Debate over Pete Rose admission to Hall of Fame continues

By Mark Dourmashkin, Staff Writer ||

Pete Rose took a gamble and lost. He lost money, his image, and the faith of millions of fans. Should he have been banned from baseball for life?

Pete Rose’s image may have been tarnished but his numbers don’t lie. Rose made hitting an art. He was nicknamed “Charlie Hustle” because of the way he played baseball. He was the centerpiece of the “Big Red Machine” which was the nickname for the Cincinnati Red’s team that dominated the National League from 1970 to 1976. Pete Rose was a once-in-a generation type player.

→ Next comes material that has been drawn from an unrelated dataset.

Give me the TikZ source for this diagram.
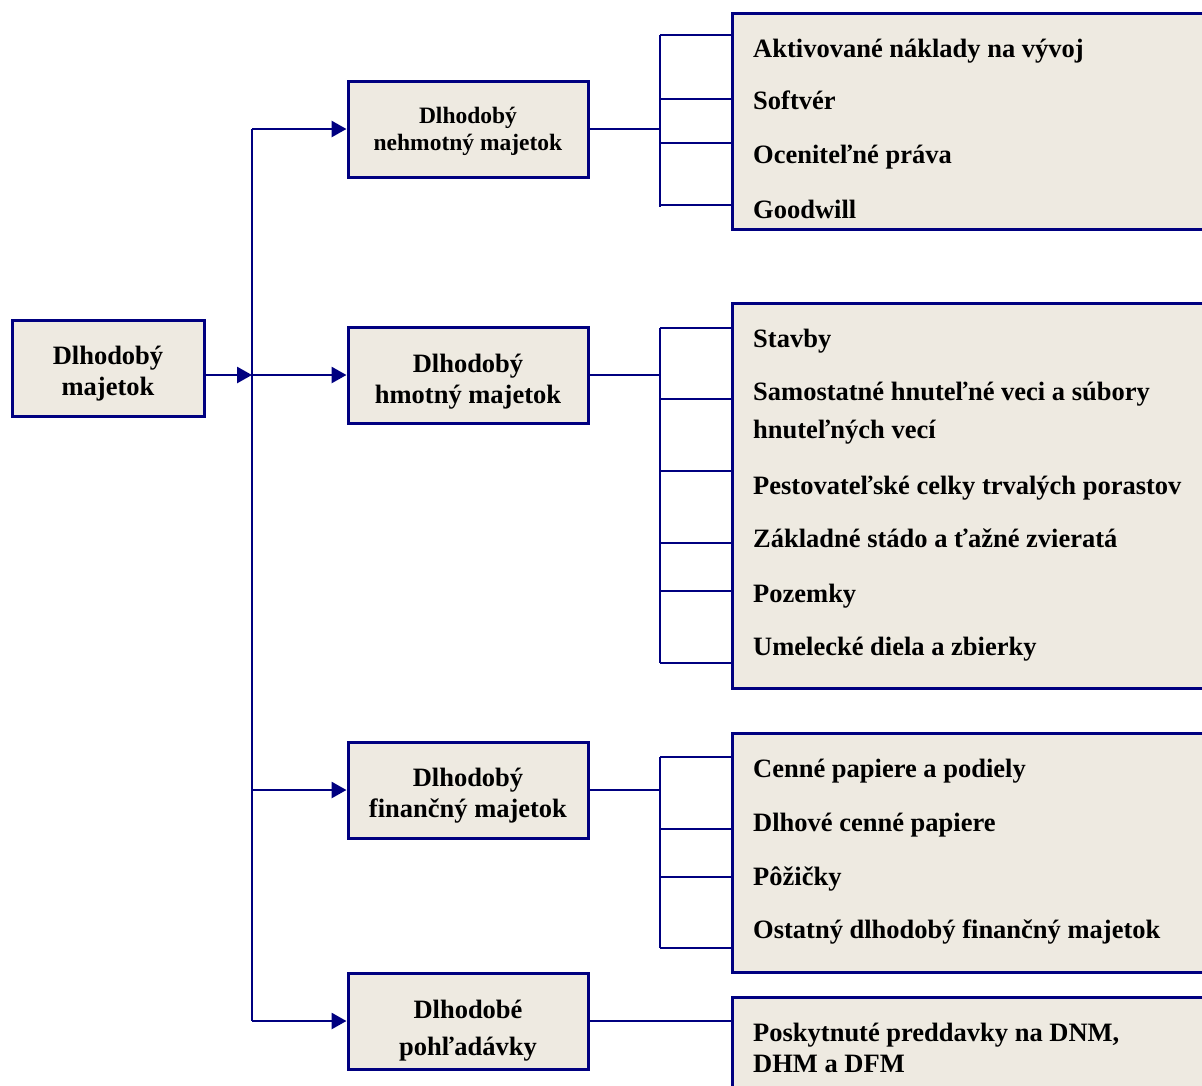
\documentclass[tikz,border=0pt]{standalone}
\usepackage{fontspec}
\setmainfont{Liberation Serif}
\usepackage{tikz}
\usetikzlibrary{positioning,arrows.meta}

\definecolor{navy}{RGB}{0,0,128}
\definecolor{paper}{RGB}{238,234,225}

% raise the first line of a box
\newcommand{\topgap}[1]{\rule{0pt}{#1}}

\tikzset{
  box/.style={draw=navy, line width=3pt, fill=paper, rectangle, inner sep=0pt, align=center,
    font=\bfseries\fontsize{26.5}{31}\selectfont},
  listbox/.style={draw=navy, line width=3pt, fill=paper, rectangle, inner sep=0pt, minimum width=490pt},
  item/.style={anchor=base west, inner sep=0pt, align=left, font=\bfseries\fontsize{26.5}{31}\selectfont},
  link/.style={draw=navy, line width=2.8pt},
  arrow/.style={link, -{Triangle[length=15pt,width=16pt]}}
}

\begin{document}
\begin{tikzpicture}[x=1pt, y=-1pt]
  \useasboundingbox (0,0) rectangle (1202,1085);
  \clip (0,0) rectangle (1202,1085);

  % Root box
  \node[box, minimum width=192pt, minimum height=96pt] (root) at (108,368) {\topgap{29pt}Dlhodobý\\majetok};

  % Second level boxes
  \node[box, minimum width=240pt, minimum height=96pt, font=\bfseries\fontsize{23.5}{27}\selectfont] (intang) at (468,129) {\topgap{21pt}Dlhodobý\\nehmotný majetok};
  \node[box, minimum width=240pt, minimum height=96pt] (tang) at (468,375) {\topgap{31pt}Dlhodobý\\hmotný majetok};
  \node[box, minimum width=240pt, minimum height=96pt] (fin) at (468,790) {\topgap{29pt}Dlhodobý\\finančný majetok};
  \node[box, minimum width=240pt, minimum height=96pt, font=\bfseries\fontsize{26.5}{37}\selectfont] (recv) at (468,1021) {\topgap{37pt}Dlhodobé\\pohľadávky};

  % Trunk with arrows
  \coordinate (trunk) at (252,0);
  \draw[arrow] (root.east |- tang.west) -- (trunk |- tang.west);
  \draw[link] (trunk |- intang.west) -- (trunk |- recv.west);
  \foreach \b in {intang,tang,fin,recv}
    \draw[arrow] (trunk |- \b.west) -- (\b.west);

  % Lists on the right
  \node[listbox, minimum height=216pt] (intangList) at (977,121) {};
  \node[listbox, minimum height=385pt] (tangList) at (977,495.5) {};
  \node[listbox, minimum height=239pt] (finList) at (977,852.5) {};
  \node[listbox, minimum height=104pt] (recvList) at (977,1049) {};

  % Items of the lists
  \node[item] (aktiv) at (753,57) {Aktivované náklady na vývoj};
  \node[item] (soft) at (753,109) {Softvér};
  \node[item] (ocen) at (753,163) {Oceniteľné práva};
  \node[item] (good) at (753,218) {Goodwill};

  \node[item] (stavby) at (753,347) {Stavby};
  \node[item, anchor=west, font=\bfseries\fontsize{26.5}{38}\selectfont] (hnut) at (753,413) {Samostatné hnuteľné veci a súbory\\hnuteľných vecí};
  \node[item] (pest) at (753,494) {Pestovateľské celky trvalých porastov};
  \node[item] (stado) at (753,547) {Základné stádo a ťažné zvieratá};
  \node[item] (pozem) at (753,602) {Pozemky};
  \node[item] (umel) at (753,655) {Umelecké diela a zbierky};

  \node[item] (cenne) at (753,777) {Cenné papiere a podiely};
  \node[item] (dlhove) at (753,831) {Dlhové cenné papiere};
  \node[item] (pozic) at (753,885) {Pôžičky};
  \node[item] (ostat) at (753,938) {Ostatný dlhodobý finančný majetok};

  \node[item, anchor=west] (posk) at (753,1048) {Poskytnuté preddavky na DNM,\\DHM a DFM};

  % Brackets
  \coordinate (bracket) at (660,0);
  \draw[link] (intang.east) -- (intang.east -| bracket);
  \draw[link] (bracket |- 0,35) -- (bracket |- 0,207);
  \foreach \y in {35,99,143,205}
    \draw[link] (bracket |- 0,\y) -- (intangList.west |- 0,\y);

  \draw[link] (tang.east) -- (tang.east -| bracket);
  \draw[link] (bracket |- 0,328) -- (bracket |- 0,663);
  \foreach \y in {328,399,471,543,591,663}
    \draw[link] (bracket |- 0,\y) -- (tangList.west |- 0,\y);

  \draw[link] (fin.east) -- (fin.east -| bracket);
  \draw[link] (bracket |- 0,757) -- (bracket |- 0,948);
  \foreach \y in {757,829,877,948}
    \draw[link] (bracket |- 0,\y) -- (finList.west |- 0,\y);

  \draw[link] (recv.east) -- (recvList.west |- recv.east);
\end{tikzpicture}
\end{document}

Not many players can say they have played in three different decades and were a 17-time All-Star, three-time World Series champion and won a Most Valuable Player award.

When Pete Rose’s career came to a close in 1983, after 23 seasons, he was on top of the baseball world. Hall of Fame voters could not wait until he was eligible to join the most elite class in Major League Baseball. Thirty years later, that day still has not come.

In the mid 1980s, Rose shocked the baseball world. From 1985 to 1987 Rose was involved with the gambling enterprise. A two-month investigation showed that Major League Baseball had nine witnesses and collaborating evidence indicating that Rose had bet on baseball games that he managed. Commissioner Giamatti had no choice but to separate Rose from baseball.

Just six years before this incident, the name Rose and baseball were inseparable. Today, baseball fans still talk about Pete Rose, but for all the wrong reasons. He was destined to become a baseball legend; now his name is tainted forever. Pete Rose took a gamble and lost. He lost money, his image, and the faith of millions of fans. Should he have been banned from baseball for life? Did Major League Baseball make the right decision?

At the time, yes. If this incident happened today, the outcome would have probably been a lot different considering how Major League Baseball is handling the current steroid crisis in baseball. There are players today who are disrespecting the way baseball is supposed to be played by taking steroids. However, not one player who has taken steroids has been banned for life from baseball.

I would argue Pete Rose deserves a second chance. He made a mistake, accepted the ban, and eventually admitted to his mistake. The scandal still lives on today because of the player he once was. Rose filled stadiums and had people glued to the TV set to watch one of the best hitters to ever walk on a baseball field.

With that being said, Rose did learn his lesson. After accepting his ban from baseball, there has been no evidence of Pete Rose gambling again. He has paid his price and deserves to be reinstated back into baseball.